Bon an mal an, l’œuvre de Michel Jean a su trouver un lectorat aussi nombreux que varié, ce qui est d’autant plus rare et digne de mention que celle-ci aborde le plus souvent des thématiques et des enjeux qui ne sont ni faciles ni consensuels. Le succès européen de Kukum constitue d’ailleurs à son avis « la preuve que les histoires traitant des peuples autochtones sont universelles et peuvent intéresser un public outre-Atlantique. C’est pas juste des histoires d’Indiens, c’est des vraies histoires et c’est capable de rejoindre un public large ». Cette remarque illustre bien l’attitude de l’auteur quant à la teneur autochtone de ses livres. Avec son approche décomplexée, Michel Jean bâtît une œuvre romanesque qui évite le piège de l’essentialisme tout en se gardant bien de ne prêcher qu’à des convertis, ce qui ne l’empêche pourtant pas de mettre en évidence les immondices d’une histoire autochtone souvent peu ou mal connue du public.

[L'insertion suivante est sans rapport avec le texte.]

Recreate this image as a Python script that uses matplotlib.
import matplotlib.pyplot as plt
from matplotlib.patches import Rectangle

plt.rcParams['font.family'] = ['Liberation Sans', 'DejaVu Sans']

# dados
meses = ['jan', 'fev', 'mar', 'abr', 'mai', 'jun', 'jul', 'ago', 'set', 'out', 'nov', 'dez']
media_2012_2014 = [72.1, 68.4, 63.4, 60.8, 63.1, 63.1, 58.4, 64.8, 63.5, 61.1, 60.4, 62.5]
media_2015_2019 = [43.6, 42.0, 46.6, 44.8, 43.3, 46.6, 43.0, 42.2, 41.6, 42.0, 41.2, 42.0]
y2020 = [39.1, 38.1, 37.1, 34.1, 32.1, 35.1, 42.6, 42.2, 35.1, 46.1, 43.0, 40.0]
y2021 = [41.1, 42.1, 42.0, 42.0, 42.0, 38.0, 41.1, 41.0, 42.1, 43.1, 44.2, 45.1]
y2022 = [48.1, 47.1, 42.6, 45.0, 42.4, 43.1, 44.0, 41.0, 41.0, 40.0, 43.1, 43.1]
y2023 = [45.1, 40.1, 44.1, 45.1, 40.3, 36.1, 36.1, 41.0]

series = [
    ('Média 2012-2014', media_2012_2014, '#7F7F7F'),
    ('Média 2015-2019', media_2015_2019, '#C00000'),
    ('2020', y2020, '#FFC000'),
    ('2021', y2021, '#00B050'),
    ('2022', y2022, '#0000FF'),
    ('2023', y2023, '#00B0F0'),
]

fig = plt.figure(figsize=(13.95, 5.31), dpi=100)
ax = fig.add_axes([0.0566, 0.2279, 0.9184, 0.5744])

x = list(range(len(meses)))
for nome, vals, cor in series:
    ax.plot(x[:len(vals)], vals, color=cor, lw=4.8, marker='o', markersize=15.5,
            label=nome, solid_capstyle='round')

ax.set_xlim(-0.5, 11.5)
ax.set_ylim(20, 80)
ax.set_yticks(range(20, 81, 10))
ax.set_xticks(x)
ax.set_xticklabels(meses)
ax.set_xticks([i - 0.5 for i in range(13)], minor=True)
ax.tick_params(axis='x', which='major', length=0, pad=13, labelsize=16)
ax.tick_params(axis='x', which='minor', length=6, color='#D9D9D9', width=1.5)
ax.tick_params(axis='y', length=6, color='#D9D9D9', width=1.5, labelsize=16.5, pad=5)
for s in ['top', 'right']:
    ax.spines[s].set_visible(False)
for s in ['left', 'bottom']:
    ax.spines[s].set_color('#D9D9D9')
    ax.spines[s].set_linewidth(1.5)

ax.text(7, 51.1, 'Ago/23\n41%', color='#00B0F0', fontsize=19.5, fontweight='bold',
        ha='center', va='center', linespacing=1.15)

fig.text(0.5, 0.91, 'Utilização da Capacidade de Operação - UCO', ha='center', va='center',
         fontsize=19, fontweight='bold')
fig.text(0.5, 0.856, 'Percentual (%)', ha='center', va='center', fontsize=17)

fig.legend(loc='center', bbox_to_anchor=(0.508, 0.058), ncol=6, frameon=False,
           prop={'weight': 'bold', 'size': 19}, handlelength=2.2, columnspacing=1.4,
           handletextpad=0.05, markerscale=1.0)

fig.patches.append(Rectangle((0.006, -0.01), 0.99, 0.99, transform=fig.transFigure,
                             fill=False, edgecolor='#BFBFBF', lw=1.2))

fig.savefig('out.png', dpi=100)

Ce parti-pris pour la fiction n’est toutefois pas tout à fait innocent. Par l’usage de divers procédés littéraires, la fiction, souvent, favorise l’identification du lecteur aux personnages dont il suit les péripéties, pleure les peines et partage les joies. Par la mise en scène d’histoires inspirées de faits réels, les romans de Michel Jean, en s’adressant plus directement au cœur du lecteur que ne le peuvent les meilleurs essais, deviennent ainsi de formidables vecteurs de sensibilisation. « Personnellement, moi, l’histoire de ma famille, je ne pense pas que ce soit assez important pour en faire des livres. C’est juste que je me sers de ça pour raconter une autre histoire. J’utilise les faits pour rappeler aux gens que ce qui s’est passé est arrivé à du vrai monde, et j’essaie de leur faire ressentir pour qu’ils le comprennent au lieu de leur expliquer pour qu’ils le sachent. »

Personnaliser l’histoire autochtone au sein de romans en mettant l’accent sur l’humanité de personnages auxquels tout un chacun peut s’identifier, voilà le pari que fait l’auteur pour ce qui est d’encourager les mentalités à changer : « Au contraire d’un débat où chacun reste le plus souvent campé sur ses positions, la puissance de la littérature, à travers des histoires que les gens ressentent, c’est qu’elle est capable de les amener à voir les choses autrement. »

Questionné à savoir s’il a l’impression que les choses évoluent dans le bon sens, il répond que c’est par de petits détails qu’on peut s’apercevoir que oui : « À l’époque de la parution d’Elle et nous, en 2012, j’étais fermé à l’idée de donner un titre en innu au livre. Je croyais que si tel était le cas, beaucoup de gens ne le liraient pas simplement à cause de ça. Pour Kukum, la question ne s’est même pas posée. » Si la situation des Autochtones continue de le préoccuper, Michel Jean estime toutefois que l’intérêt de l’Europe pour ces questions forcera tôt ou tard le Canada à revoir ses propres politiques : « Ce n’est pas le côté folklorique de tout ça qui les intéresse, à l’étranger. C’est vraiment la question de l’autodétermination des peuples, le sort qui est réservé aux Autochtones, ce que les gouvernements en font. Ça va finir par rattraper le Canada. »

L’homme de lettres considère que la littérature autochtone est encore jeune et que son évolution se fera au rythme de celle des communautés qui la portent. Qu’elle ne peut pas vraiment se fixer. Il est d’ailleurs heureux de la présence de nombreux nouveaux auteurs au sein du recueil de nouvelles Wapke, où il signe aussi un texte. Pionnier d’un nouvel essor et rare romancier autochtone grand public, Michel Jean poursuit une œuvre lucide empreinte d’empathie.